§ **Prompt**
Please print exactly the lines below, from the start of the material up to and including the line with "100 ? p.toFixed(0)", but none of the pictures.

§ **Provided material**
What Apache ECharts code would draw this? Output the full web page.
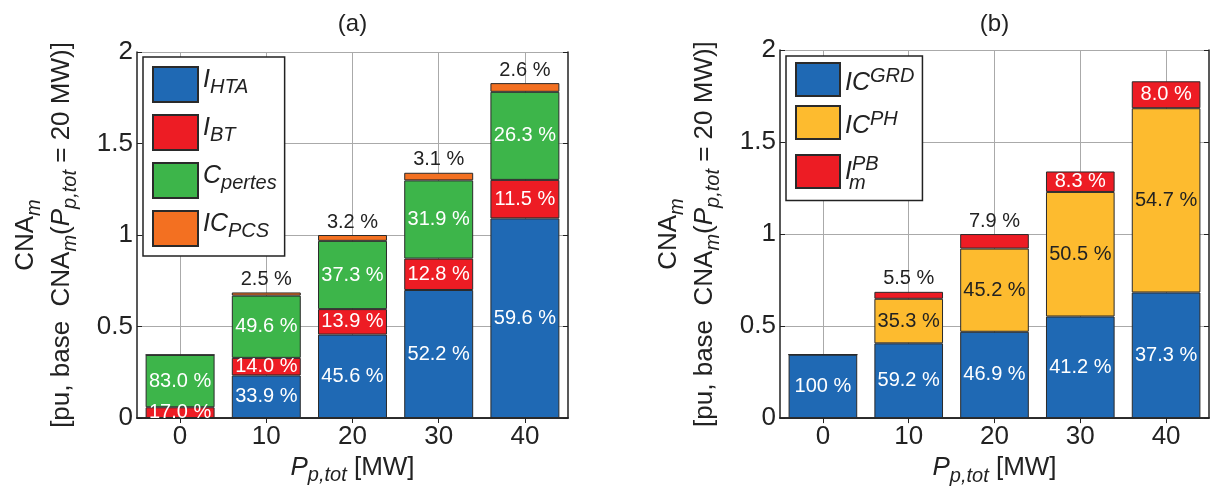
<!DOCTYPE html>
<html><head><meta charset="utf-8">
<script src="https://cdn.jsdelivr.net/npm/echarts@6/dist/echarts.min.js"></script>
<style>html,body{margin:0;padding:0;background:#fff}#c{width:1210px;height:494px}</style>
</head><body><div id="c"></div>
<script>
// ---------- data ----------
const categories = ['0', '10', '20', '30', '40'];           // P_p,tot [MW]
const totals = [0.345, 0.686, 1.0, 1.34, 1.83];              // CNA_m total (pu)
// panel (a) shares in %
const pctHTA    = [0, 33.9, 45.6, 52.2, 59.6];
const pctBT     = [17.0, 14.0, 13.9, 12.8, 11.5];
const pctPertes = [83.0, 49.6, 37.3, 31.9, 26.3];
const pctPCS    = [0, 2.5, 3.2, 3.1, 2.6];
// panel (b) shares in %
const pctGRD = [100, 59.2, 46.9, 41.2, 37.3];
const pctPH  = [0, 35.3, 45.2, 50.5, 54.7];
const pctPB  = [0, 5.5, 7.9, 8.3, 8.0];
const yMin = 0, yMax = 2, yStep = 0.5;
const titles = ['(a)', '(b)'];

// ---------- style ----------
const FONT = '"Liberation Sans", Arial, Helvetica, sans-serif';
const TXT = '#222';
const C = { blue: '#1f69b4', red: '#ed1c24', green: '#3db54a', orange: '#f37021', yellow: '#fdbb2f' };

function fmt(p) { return (p >= 100 ? p.toFixed(0) : p.toFixed(1)) + ' %'; }

function makeSeries(name, pcts, color, gi, opts) {
  opts = opts || {};
  return {
    name: name, type: 'bar', stack: 'g' + gi, xAxisIndex: gi * 2, yAxisIndex: gi * 2,
    barWidth: '80%',
    itemStyle: { color: color, borderColor: '#2a2a2a', borderWidth: 1 },
    emphasis: { disabled: true },
    data: pcts.map(function (p, i) {
      const v = totals[i] * p / 100;
      const onTop = opts.top && v < 0.1;
      return {
        value: v,
        label: {
          show: p > 0, position: onTop ? 'top' : 'inside', distance: 3,
          color: (onTop || opts.dark) ? TXT : '#fff',
          fontSize: 20, fontFamily: FONT, formatter: fmt(p)
        }
      };
    })
  };
}

const axisNameRichY = {
  b: { fontSize: 26, fontFamily: FONT, color: TXT, lineHeight: 36 },
  bi: { fontSize: 26, fontFamily: FONT, color: TXT, lineHeight: 36, fontStyle: 'italic' },
  sub: { fontSize: 20, fontFamily: FONT, color: TXT, lineHeight: 6, verticalAlign: 'bottom', fontStyle: 'italic' }
};
const axisNameRichX = {
  b: { fontSize: 26, fontFamily: FONT, color: TXT, lineHeight: 28, padding: [0, 0, 8, 0] },
  bi: { fontSize: 26, fontFamily: FONT, color: TXT, lineHeight: 28, padding: [0, 0, 8, 0], fontStyle: 'italic' },
  sub: { fontSize: 20, fontFamily: FONT, color: TXT, lineHeight: 20, verticalAlign: 'bottom', fontStyle: 'italic' }
};
const yName = '{b|CNA}{sub|m}\n{b|[pu, base  CNA}{sub|m}{b|(}{bi|P}{sub|p,tot}{b| = 20 MW)]}';
const xName = '{bi|P}{sub|p,tot}{b| [MW]}';

const grids = [
  { left: 137, top: 52, width: 431, height: 366 },
  { left: 780, top: 50, width: 429, height: 372 }
];
const xNameGaps = [34, 33];

const axisLine = { show: true, lineStyle: { color: '#222', width: 1.5 } };
const tick = { show: true, inside: true, length: 5, alignWithLabel: true, lineStyle: { color: '#222', width: 1 } };
const xAxes = [], yAxes = [];
grids.forEach(function (g, gi) {
  xAxes.push({
    gridIndex: gi, type: 'category', data: categories, position: 'bottom',
    axisLine: axisLine, axisTick: tick,
    axisLabel: { fontSize: 26, fontFamily: FONT, color: TXT, margin: 6 },
    splitLine: { show: true, alignWithLabel: true, lineStyle: { color: '#aaa', width: 1 } },
    name: xName, nameLocation: 'middle', nameGap: xNameGaps[gi],
    nameTextStyle: { rich: axisNameRichX }
  });
  xAxes.push({
    gridIndex: gi, type: 'category', data: categories, position: 'top',
    axisLine: axisLine, axisTick: tick, axisLabel: { show: false }, splitLine: { show: false }
  });
  yAxes.push({
    gridIndex: gi, type: 'value', min: yMin, max: yMax, interval: yStep, position: 'left',
    axisLine: axisLine, axisTick: { show: true, inside: true, length: 5, lineStyle: { color: '#222' } },
    axisLabel: { fontSize: 26, fontFamily: FONT, color: TXT, margin: 4 },
    splitLine: { show: true, lineStyle: { color: '#aaa', width: 1 } },
    name: yName, nameLocation: 'middle', nameRotate: 90, nameGap: 57,
    nameTextStyle: { rich: axisNameRichY }
  });
  yAxes.push({
    gridIndex: gi, type: 'value', min: yMin, max: yMax, interval: yStep, position: 'right',
    axisLine: axisLine, axisTick: { show: true, inside: true, length: 5, lineStyle: { color: '#222' } },
    axisLabel: { show: false }, splitLine: { show: false }
  });
});

const series = [
  makeSeries('I_HTA', pctHTA, C.blue, 0),
  makeSeries('I_BT', pctBT, C.red, 0),
  makeSeries('C_pertes', pctPertes, C.green, 0),
  makeSeries('IC_PCS', pctPCS, C.orange, 0, { top: true }),
  makeSeries('IC_GRD', pctGRD, C.blue, 1),
  makeSeries('IC_PH', pctPH, C.yellow, 1, { dark: true }),
  makeSeries('I_PB', pctPB, C.red, 1, { top: true })
];

const legendLabels = {
  'I_HTA': '{b|I}{sub|HTA}',
  'I_BT': '{b|I}{sub|BT}',
  'C_pertes': '{b|C}{sub|pertes}',
  'IC_PCS': '{b|IC}{sub|PCS}',
  'IC_GRD': '{b|IC}{sup|GRD}',
  'IC_PH': '{b|IC}{sup|PH}',
  'I_PB': '{b2|I}{sup|PB}\n{m|m}'
};

const legendBase = {
  orient: 'vertical', icon: 'rect', selectedMode: false,
  backgroundColor: '#fff', borderColor: '#222', borderWidth: 1.5,
  formatter: function (n) { return legendLabels[n]; }
};
const legendA = Object.assign({}, legendBase, {
  left: 143, top: 57, padding: [9, 8, 9, 9], itemWidth: 45, itemHeight: 35, itemGap: 11,
  data: ['I_HTA', 'I_BT', 'C_pertes', 'IC_PCS'],
  textStyle: { rich: {
    b: { fontSize: 25, fontFamily: FONT, color: TXT, fontStyle: 'italic', lineHeight: 26, padding: [0, 0, 8, 0] },
    sub: { fontSize: 20, fontFamily: FONT, color: TXT, fontStyle: 'italic', lineHeight: 12, verticalAlign: 'bottom' }
  } }
});
const legendB = Object.assign({}, legendBase, {
  left: 786, top: 56, padding: [6, 8, 7, 9], itemWidth: 44, itemHeight: 33, itemGap: 8,
  data: ['IC_GRD', 'IC_PH', 'I_PB'],
  textStyle: { rich: {
    b: { fontSize: 25, fontFamily: FONT, color: TXT, fontStyle: 'italic', lineHeight: 26, padding: [8, 0, 0, 0] },
    b2: { fontSize: 25, fontFamily: FONT, color: TXT, fontStyle: 'italic', lineHeight: 24, padding: [12, 0, 0, 0] },
    sup: { fontSize: 20, fontFamily: FONT, color: TXT, fontStyle: 'italic', lineHeight: 22, verticalAlign: 'top' },
    m: { fontSize: 20, fontFamily: FONT, color: TXT, fontStyle: 'italic', lineHeight: 10, padding: [0, 0, 0, 4] }
  } }
});

const option = {
  animation: false,
  backgroundColor: '#fff',
  title: grids.map(function (g, gi) {
    return { text: titles[gi], left: g.left + g.width / 2, textAlign: 'center', top: 12, padding: 0,
      textStyle: { fontSize: 24, fontWeight: 'normal', fontFamily: FONT, color: TXT } };
  }),
  grid: grids,
  xAxis: xAxes,
  yAxis: yAxes,
  legend: [legendA, legendB],
  series: series
};

const chart = echarts.init(document.getElementById('c'), null, { renderer: 'canvas' });
chart.setOption(option);
</script>
</body></html>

§ **Full response**
What Apache ECharts code would draw this? Output the full web page.
<!DOCTYPE html>
<html><head><meta charset="utf-8">
<script src="https://cdn.jsdelivr.net/npm/echarts@6/dist/echarts.min.js"></script>
<style>html,body{margin:0;padding:0;background:#fff}#c{width:1210px;height:494px}</style>
</head><body><div id="c"></div>
<script>
// ---------- data ----------
const categories = ['0', '10', '20', '30', '40'];           // P_p,tot [MW]
const totals = [0.345, 0.686, 1.0, 1.34, 1.83];              // CNA_m total (pu)
// panel (a) shares in %
const pctHTA    = [0, 33.9, 45.6, 52.2, 59.6];
const pctBT     = [17.0, 14.0, 13.9, 12.8, 11.5];
const pctPertes = [83.0, 49.6, 37.3, 31.9, 26.3];
const pctPCS    = [0, 2.5, 3.2, 3.1, 2.6];
// panel (b) shares in %
const pctGRD = [100, 59.2, 46.9, 41.2, 37.3];
const pctPH  = [0, 35.3, 45.2, 50.5, 54.7];
const pctPB  = [0, 5.5, 7.9, 8.3, 8.0];
const yMin = 0, yMax = 2, yStep = 0.5;
const titles = ['(a)', '(b)'];

// ---------- style ----------
const FONT = '"Liberation Sans", Arial, Helvetica, sans-serif';
const TXT = '#222';
const C = { blue: '#1f69b4', red: '#ed1c24', green: '#3db54a', orange: '#f37021', yellow: '#fdbb2f' };

function fmt(p) { return (p >= 100 ? p.toFixed(0) : p.toFixed(1)) + ' %'; }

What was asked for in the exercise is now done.